The Kazakhstani Question
Baron Cohen has capitalized on the reaction of Kazakh President Nursultan Nazarbayev. In response to the film's extremely negative take on the country of Kazakhstan, the country's PR department has flooded cable TV in the United States with colorful commercials exhorting the good the country has to offer and placed full-page ads in major papers such as The New York Times.
It's only natural for Baron Cohen to cash in on the situation, and simultaneously point out the hypocrisy of much bigger names, such as Mel Gibson and O.J. Simpson, along the way.
But picking on a country like Kazakhstan, which most certainly does have its share of problems – none of which are even remotely touched upon in this movie – seems overly callous and misguided. Maybe it would've been funnier if Baron Cohen created a fictional country with which to inbreed all sorts of bad habits and poor lifestyles.
Maybe.
The movie's most inspired bits focus squarely on the ridiculous, offering a brief respite from the film's primary agenda. Some scenes build on each other nicely, leading up to truly wacky moments, such as a sequence involving a bear, a prostitute, Borat's incredibly overweight TV producer and Borat himself, all squished in a soft-serve ice cream truck.
Grate Expectations
Another relatively inspired sequence involves Borat's attempt to abduct and marry Pamela Anderson during a book signing at, of all places, a Virgin Megastore.
Unfortunately, Baron Cohen's character simply starts to grate after a while.

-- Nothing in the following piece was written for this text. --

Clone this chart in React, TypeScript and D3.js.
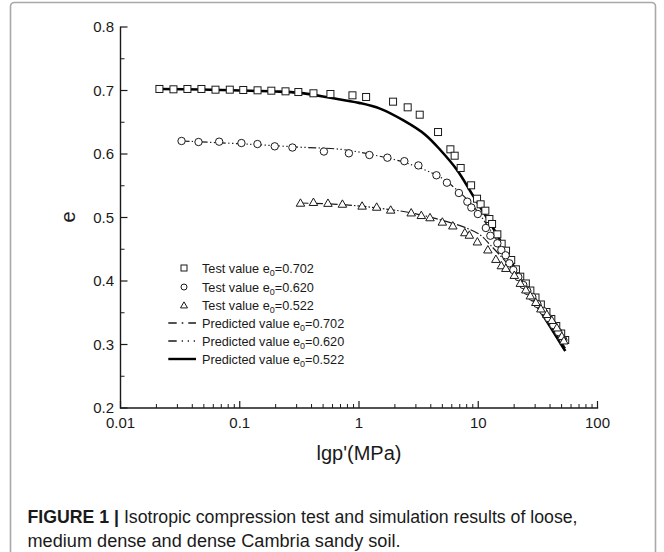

He's an ass, far from endearing, and by the movie's end, it's a great thing to be able to walk away from the guy.
As for that ending, Borat talks about how, after chasing the dream of a plastic chest, he found real beauty right in front of his eyes, back home.
It's a sentimental, feel good message that, after the preceding assault on sense and sensibility, feels like a tacked-on afterthought as artificial as Pam's boobs.